Throughout this time, he has developed his practice as an artist, researcher, designer, and producer by focusing on the way in which art not only reflects social development but also plays an important part in memorialising and moulding it. Drawing on the epic, didactic and critical performative elements in Bertolt Brecht’s Lehrstücke (Teaching Sketches) in theatre, and on Joseph Beuys’s idea of Social Sculpture in the visual arts, Yuan Gong has re-energised specifically Chinese philosophical and aesthetic conventions of social discipline, harmony, and natural balance by placing them within a contemporary framework of engaged critical thought.

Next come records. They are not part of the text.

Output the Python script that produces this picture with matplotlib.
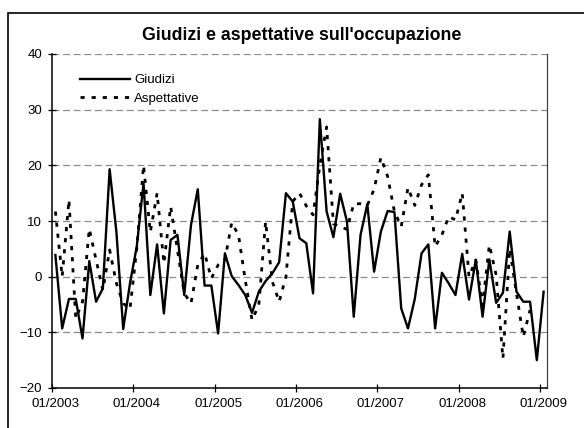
import numpy as np
import matplotlib.pyplot as plt
from matplotlib.patches import Rectangle

plt.rcParams['font.family'] = ['Liberation Sans', 'DejaVu Sans']

# monthly data, 01/2003 - 01/2009
giudizi = [3.9, -9.3, -4.0, -4.0, -11.1, 2.8, -4.5, -2.1, 19.3, 8.0,
           -9.4, -1.2, 5.4, 16.8, -3.3, 5.8, -6.6, 6.6, 7.5, -3.3,
           9.3, 15.7, -1.6, -1.6, -10.2, 4.2, 0.1, -1.5, -3.3, -6.5,
           -2.7, -0.8, 0.6, 2.6, 15.0, 13.5, 6.9, 6.0, -3.0, 28.3,
           11.7, 7.1, 14.9, 9.9, -7.2, 7.5, 13.0, 0.9, 8.1, 11.8,
           11.6, -5.7, -9.3, -4.0, 4.2, 5.8, -9.3, 0.7, -1.2, -3.3,
           4.1, -4.1, 3.0, -7.2, 3.1, -4.7, -2.9, 8.1, -2.7, -4.5,
           -4.5, -15.0, -2.7]
aspettative = [11.7, 0.0, 13.8, -7.5, -4.5, 8.6, 3.0, -2.4, 4.8, -1.2,
               -4.8, -5.8, 5.0, 20.0, 8.0, 15.0, 2.4, 12.6, 4.8, -3.0,
               -4.8, 2.1, 4.2, -0.3, 2.1, 3.0, 9.7, 7.5, -0.6, -7.8,
               -5.1, 9.9, -0.9, -4.5, 0.0, 13.5, 15.0, 12.7, 11.1, 20.0,
               26.9, 9.5, 9.0, 8.5, 13.1, 13.1, 12.8, 15.7, 21.4, 18.0,
               11.7, 9.0, 16.0, 12.8, 16.5, 18.3, 5.4, 7.5, 10.8, 10.2,
               15.0, 0.0, 3.0, -5.1, 5.7, 0.3, -14.7, 5.0, -3.0, -10.8,
               -6.0, np.nan, np.nan]
tick_labels = ['01/2003', '01/2004', '01/2005', '01/2006', '01/2007', '01/2008', '01/2009']

x = np.arange(len(giudizi))

fig = plt.figure(figsize=(5.84, 4.28), dpi=100)
# outer chart border
fig.patches.append(Rectangle((8 / 584, -0.05), 1.0, 1 - 13 / 428 + 0.05, transform=fig.transFigure,
                             fill=False, edgecolor='black', linewidth=1.2))

ax = fig.add_axes([52 / 584, 1 - 388 / 428, 495 / 584, 334 / 428])
ax.plot(x, giudizi, color='black', linewidth=1.7, label='Giudizi')
ax.plot(x, aspettative, color='black', linewidth=2.0, linestyle=(0, (1.5, 2.5)), label='Aspettative')

ax.set_xlim(-0.5, len(giudizi) - 0.5)
ax.set_ylim(-20, 40)
ax.set_yticks(np.arange(-20, 41, 10))
ax.yaxis.grid(True, color='#8c8c8c', linestyle=(0, (5.5, 3)), linewidth=0.9)
ax.set_axisbelow(True)

ax.set_xticks(np.arange(-0.5, len(giudizi), 12))
ax.set_xticklabels([])
ax.set_xticks(np.arange(0, len(giudizi), 12), minor=True)
ax.set_xticklabels(tick_labels, minor=True)
ax.tick_params(axis='x', which='major', direction='inout', length=6, width=0.9)
ax.tick_params(axis='x', which='minor', length=0, pad=7, labelsize=9.5)
ax.tick_params(axis='y', direction='inout', length=6, width=0.9, pad=4, labelsize=9.5)

ax.spines['top'].set_visible(False)
ax.spines['right'].set_color('#404040')
ax.spines['right'].set_linewidth(0.9)
ax.spines['left'].set_linewidth(1.1)
ax.spines['bottom'].set_linewidth(1.1)

fig.text(302 / 584, 1 - 35 / 428, "Giudizi e aspettative sull'occupazione", ha='center', va='center',
         fontsize=12.8, fontweight='bold')

ax.legend(loc='upper left', bbox_to_anchor=(80 / 584, 1 - 74 / 428), bbox_transform=fig.transFigure,
          frameon=False, fontsize=9.5, handlelength=3.8, handletextpad=0.3, labelspacing=0.5,
          borderpad=0, borderaxespad=0)

fig.savefig('out.png', dpi=100)
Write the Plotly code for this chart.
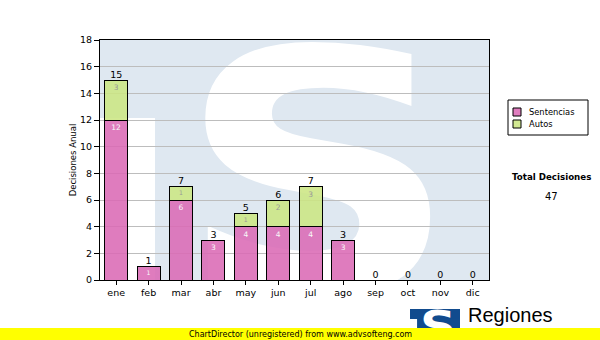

To this end, Yuan Gong’s work employs many different sensory forms and media. Operating at an interface between conceptual art, performance, and fine art, he addresses – in China and elsewhere – basic existential questions concerning social and personal development, and the impact on them of trauma. His natural scepticism has also led him to question the limitations of any artwork or art exhibition, as well as those of the art system itself.
Increasingly, Yuan Gong has worked on collaborative projects and networks with other artists, communities, and institutions as a way of transforming art and aesthetics to face the challenges of our time; his establishment of Troy House | Art in different parts of the world is a fundamental part of this initiative.（by David Elliott, 2021.6.25)
Yuan Gong’s work has been exhibited in the Chinese Pavilion, The 54th Venice Biennale, 2011; Voice of the Unseen, The 55th Venice Biennale collateral event, 2013; Mechanism, Guangdong Museum of Art, Guangzhou, China, 2013; The 3rd Asia Triennial, Manchester, UK, 2014; Secret Signs, Deichtorhallen, Hamburg, Germany 2014; Belle Haleine - Scent of Art, Tinguely Museum, Basel, Switzerland, 2015; 3rd Ural Industrial Biennale of Contemporary Art, Yekaterinburg, Russia, 2015; Bitterness, Hubei Museum of Art, Wuhan, China, 2015; The Adventures of JOJO, Chelsea College of art and Design, London, UK, 2016; I am Hamlet!, Bluecoat Contemporary Art Centre, Liverpool, 2016; Momentos, Dunhuang Museum, Gansu, Chinese National Academy of the Arts, 2017; This is Shanghai, Cunard Building, Liverpool, 2018. His works are in the collections of the Guangdong Museum of Art, Guangzhou; the Hubei Museum of Art, Wuhan; the Arthur Sackler Museum, Peking University, Beijing; The White Rabbit Collection, Sydney; and the Uli Sigg Collection of Contemporary Chinese Art in Castel Mauensee, Switzerland.
In 2017, the Foundation launched Troy House Art | Jinxi in China (known locally as the Points Centre for Contemporary Art), an ongoing programme of artists’ residencies and related exhibitions set in historical buildings in the ancient town of Jinxi, near the ancient city and gardens of Suzhou. In 2020 it founded Troy House Art | Monmouth in Wales in a derelict, Grade II* listed, seventeenth century mansion, with extensive riverside grounds, which is in the process of conservation and conversion to provide exhibition spaces, artists’ studios/residencies and a research centre. At the same time, Troy House Art | London, a series of smaller galleries and meeting rooms situated in Vauxhall, has also been established as a London base. The Foundation’s future plans include the establishment of Troy House Art | Kent, an eco-research centre for artists and environmentalists, set in Kentish woodlands by an Area of Outstanding Natural Beauty.
As the basis for all its programmes Troy House | Art is initiating exhibitions, artists’ residencies and exchanges, performances, conversations, educational programmes, and other public and community events. What they hold in common is their identification of art with social, ethical and scientific concerns, and their use of historic buildings, sites, and special natural settings, as integral elements for the production and display of contemporary art.
 Troy House Art was originally named the Fortress Contemporary Art Foundation. In 2020, it was renamed the Troy House Art Foundation after the name of its newly acquired Welsh hub in Monmouth. （by David Elliott, 2021.6.25)
David Elliott is a writer, curator & museum director.
His practice has been shaped over the years by his presence in Asia where he was previously Founding Director of Mori Art Museum (2001-2006), Director of Istanbul Modern (2007) and Vice-Director/Senior Curator of the Redtory Museum of Contemporary Art in Guangzhou (2016-2019).